# Unable to download and install updates



## hardesty (Nov 17, 2003)

Every time I try to install new updates I get that my computer isn't connected to the internet.

Tech Support Guy System Info Utility version 1.0.0.2
OS Version: Microsoft Windows 8.1, 64 bit
Processor: Intel(R) Core(TM) i5-4200U CPU @ 1.60GHz, Intel64 Family 6 Model 69 Stepping 1
Processor Count: 4
RAM: 12200 Mb
Graphics Card: Intel(R) HD Graphics Family, -2016 Mb
Hard Drives: C: Total - 944278 MB, Free - 866132 MB;
Motherboard: TOSHIBA, VG10ST
Antivirus: Windows Defender, Disabled


----------



## Hepster62 (Dec 29, 2014)

Me to
Get a "WindowsUpdate_80070663" error and ask to get help with this but windows has no idea what it is
I have 8.1


Graeme


----------



## closetvibes (Nov 30, 2014)

have you tried to reset windows update - http://support.microsoft.com/kb/971058 is the link , , dont use any registry cleaners they often cause unintentional issues


----------



## KomputerKid (Dec 25, 2014)

If you're able to get on the internet 
Please run "Fix it" tool to reset your Windows update components.
http://support.microsoft.com/kb/971058http://support.microsoft.com/kb/971058


----------



## hardesty (Nov 17, 2003)

I tried that and still get an error. 80072EFE. I go to Windows Update Settings and click updates and get this error.
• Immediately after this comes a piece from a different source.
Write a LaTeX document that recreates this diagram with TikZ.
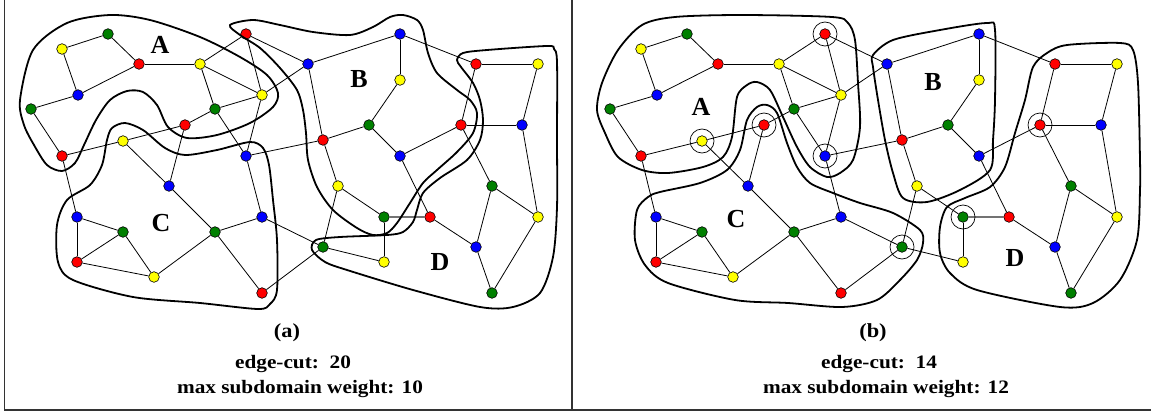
\documentclass[tikz,border=0pt]{standalone}
\usepackage{fontspec}
\setmainfont{Liberation Serif}
\setsansfont{Liberation Sans}
\definecolor{nR}{RGB}{255,0,0}
\definecolor{nY}{RGB}{255,255,0}
\definecolor{nG}{RGB}{0,128,0}
\definecolor{nB}{RGB}{0,0,255}
\tikzset{
  vtx/.style={circle,draw=black,line width=0.6pt,inner sep=0pt,minimum size=10.6pt},
  edge/.style={line width=0.8pt,black},
  grayedge/.style={line width=1.5pt,black!55},
  part/.style={line width=1.8pt,black},
  ring/.style={circle,draw=black,line width=0.7pt,inner sep=0pt,minimum size=24pt},
  plab/.style={font=\fontsize{26}{26}\selectfont\bfseries},
  captxt/.style={font=\fontsize{20}{20}\selectfont\bfseries,inner sep=0pt},
  capline/.style={font=\fontsize{19}{19}\selectfont\bfseries,inner sep=0pt},
  framestyle/.style={line width=1.3pt,black!80}
}
\newcommand\wide[1]{\scalebox{1.12}[1.0]{#1}}
\newcommand\mygraph[2]{%
  \foreach \n/\x/\y/\c in {a1/62/49/nY,a2/108/34/nG,a3/139/64/nR,a4/78/95/nB,a5/31/109/nG,
    a6/200/64/nY,a7/246/34/nR,a8/262/95/nY,a9/215/109/nG,a10/185/125/nR,a11/123/141/nY,
    a12/62/156/nR,a13/246/156/nB,b1/400/34/nB,b2/308/64/nB,b3/400/80/nY,b4/369/125/nG,
    b5/323/140/nR,b6/400/156/nB,b7/338/186/nY,b8/384/217/nG,c1/169/186/nB,c2/77/217/nB,
    c3/123/232/nG,c4/77/262/nR,c5/154/277/nY,c6/215/232/nG,c7/262/217/nB,c8/262/293/nR,
    d1/476/64/nR,d2/538/64/nY,d3/461/125/nR,d4/522/125/nB,d5/492/186/nG,d6/538/217/nY,
    d7/430/217/nR,d8/476/247/nB,d9/492/293/nG,d10/323/247/nG,d11/384/262/nY}
    {\node[vtx,fill=\c] (#1\n) at (\x+#2,\y) {};}
  \foreach \u/\v in {a1/a2,a2/a3,a1/a4,a3/a4,a4/a5,a3/a6,a5/a12,a6/a7,a6/a8,a6/a9,a7/a8,
    a7/b2,a8/b2,a8/a9,a9/a10,a9/a13,a8/a13,a12/a11,a11/a10,a10/c1,a11/c1,a12/c2,a13/b5,
    a13/c7,b2/b1,b2/b5,b1/b3,b1/d1,b3/b4,b4/b5,b4/b6,b6/d3,b5/b7,b7/b8,b7/d10,b6/d7,
    b8/d11,d10/d11,c7/d10,c8/d10,d1/d2,d1/d3,d2/d4,d3/d4,d3/d5,d4/d6,d5/d6,d5/d8,d7/d8,
    d8/d9,d6/d9,c1/c6,c2/c3,c2/c4,c3/c4,c3/c5,c4/c5,c5/c6,c6/c7,c6/c8}
    {\draw[edge] (#1\u) -- (#1\v);}
  \draw[grayedge] (#1b8) -- (#1d7);
}
\begin{document}
\begin{tikzpicture}[x=1pt,y=-1pt]
\useasboundingbox (0,0) rectangle (1151,412);
% frame
\coordinate (fTL) at (4.5,0);
\coordinate (fBL) at (4.5,410);
\coordinate (fBR) at (1151,410);
\coordinate (dT) at (572,0);
\coordinate (dB) at (572,410);
\draw[framestyle] (fTL) -- (fBL) -- (fBR);
\draw[framestyle] (dT) -- (dB);
% graphs
\mygraph{L}{0}
\mygraph{R}{579}
% left partition
\draw[part] plot[smooth cycle] coordinates {(20,100) (33,50) (67,23) (110,15) (150,20) (200,37)
  (240,57) (267,75) (278,93) (273,107) (250,123) (217,135) (187,138) (168,127) (157,105)
  (143,92) (127,91) (110,100) (96,120) (84,145) (75,163) (62,171) (47,165) (34,145) (24,125)};
\draw[part] plot[smooth cycle] coordinates {(107,140) (112,128) (125,123) (143,130) (165,148)
  (185,155) (217,150) (250,142) (263,148) (269,165) (273,200) (277,240) (277,290) (270,304)
  (258,309) (200,303) (133,297) (73,280) (58,262) (57,225) (67,200) (90,185) (102,165)};
\draw[part] plot[smooth cycle] coordinates {(230,25) (253,20) (280,25) (313,32) (350,35)
  (373,27) (390,17) (403,15) (417,20) (423,30) (428,53) (437,73) (457,90) (470,100)
  (477,113) (473,133) (457,152) (437,170) (423,183) (410,203) (397,223) (387,233) (373,235)
  (357,228) (333,210) (317,187) (308,160) (306,133) (303,110) (297,90) (280,68) (260,48) (240,35)};
\draw[part] plot[smooth cycle] coordinates {(457,60) (463,53) (487,50) (547,46) (554,49)
  (557,62) (557,140) (557,207) (553,257) (540,293) (513,307) (480,307) (413,290) (347,270)
  (325,262) (312,250) (316,240) (340,237) (387,235) (403,232) (413,222) (417,210) (423,193)
  (440,178) (467,160) (480,140) (483,120) (480,100) (473,83) (461,67)};
% right partition
\draw[part] plot[smooth cycle] coordinates {(642,25) (675,17) (742,15) (832,17) (848,23)
  (855,40) (858,83) (860,127) (853,160) (840,173) (827,177) (810,167) (797,147) (783,117)
  (770,90) (757,82) (747,85) (737,97) (732,137) (723,157) (703,167) (668,173) (642,170)
  (618,157) (605,133) (597,110) (602,83) (618,50)};
\draw[part] plot[smooth cycle] coordinates {(660,192) (700,183) (727,170) (740,150) (747,120)
  (757,107) (767,105) (777,113) (787,143) (797,167) (810,183) (833,193) (860,203) (893,213)
  (920,230) (923,243) (917,260) (900,280) (877,300) (842,307) (788,303) (735,300) (668,283)
  (645,265) (635,240) (637,210) (648,197)};
\draw[part] plot[smooth cycle] coordinates {(873,55) (893,40) (940,30) (987,23) (995,30)
  (995,100) (993,140) (990,170) (960,190) (927,202) (903,198) (893,173) (885,140) (878,100) (873,67)};
\draw[part] plot[smooth cycle] coordinates {(1033,67) (1047,53) (1067,45) (1120,43) (1133,50)
  (1138,83) (1140,160) (1140,190) (1137,240) (1120,280) (1093,303) (1060,307) (977,290)
  (950,273) (940,253) (940,227) (947,207) (965,198) (990,187) (1005,167) (1015,133) (1025,100)};
% rings (b)
\foreach \n in {a7,a11,a10,a13,d3,b8,d10} {\node[ring] (ring\n) at (R\n) {};}
% labels
\node[plab] (lA) at (160,45) {A};
\node[plab] (lB) at (359,79) {B};
\node[plab] (lC) at (161,223) {C};
\node[plab] (lD) at (440,262) {D};
\node[plab] (rA) at (701,107) {A};
\node[plab] (rB) at (933,82) {B};
\node[plab] (rC) at (736,219) {C};
\node[plab] (rD) at (1015,258) {D};
% captions
\node[captxt] (capa) at (287,333) {\wide{(a)}};
\node[capline] (ecA) at (293,364.5) {\wide{edge-cut:\ \ 20}};
\node[capline] (mwA) at (300,389.5) {\wide{max subdomain weight: 10}};
\node[captxt] (capb) at (873,333) {\wide{(b)}};
\node[capline] (ecB) at (879,364.5) {\wide{edge-cut:\ \ 14}};
\node[capline] (mwB) at (886,389.5) {\wide{max subdomain weight: 12}};
\end{tikzpicture}
\end{document}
However, I tried something else this time and was finally able to get updates installed. I went to the Control Panel, System & Security, Windows Update. For some reason I was then able to download and install updates. Don't know what the difference was, but at least it worked


----------



## KomputerKid (Dec 25, 2014)

Glad you got it fixed. Keep us informed if the fix holds for you.


----------